Keterasingan dalam dunia digital
Renungan khusus | |
---|---|
Tanggal | 15 Mei 2022 |
Penulis | (GYA) |
Renungan khusus lainnya | |
| |
|
Di tahun 2022, penduduk bumi terhitung sebanyak 7,9 miliar orang dan hampir 84 persennya, sekitar 6,6 miliar orang telah menggunakan smartphone dalam kesehariannya. Terlepas dari seberapa mahir orang tersebut menggunakan gadget, tetap saja ada sejumlah besar manusia yang terpapar segala bentuk interaksi, informasi, hiburan, bahkan transaksi jual beli yang disajikan oleh layar kecil di depan matanya.
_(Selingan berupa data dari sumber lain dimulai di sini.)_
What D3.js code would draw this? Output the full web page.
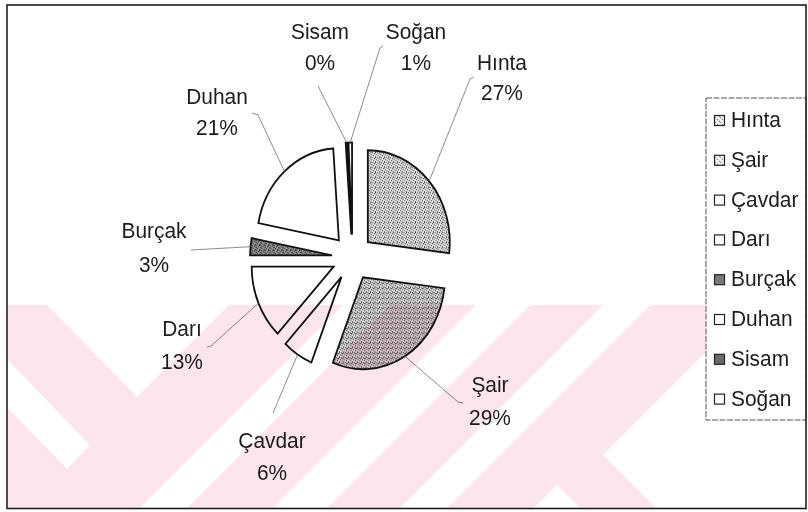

Apalagi bagi anak muda yang sempat disebut sebagai ‘generasi nunduk,’ sebuah istilah yang digunakan masyarakat untuk mendeskripsikan sekelompok orang yang dominan menunduk saat berada di suatu tempat, karena sedang menggunakan smartphone atau gadget masing-masing.
‘Generasi nunduk’
Di bulan Februari 2018, Barna Research meneliti lebih dari 1.500 anak muda berusia 18-29 tahun yang menggunakan smartphone, dan hasil dari penelitian tersebut menunjukkan bahwa mereka menghabiskan 2.767 jam dalam setahun di depan layar gadget mereka.[1] Jika dihitung, hal ini berarti menghabiskan 115 hari dalam setahun hanya untuk menggunakan gadget!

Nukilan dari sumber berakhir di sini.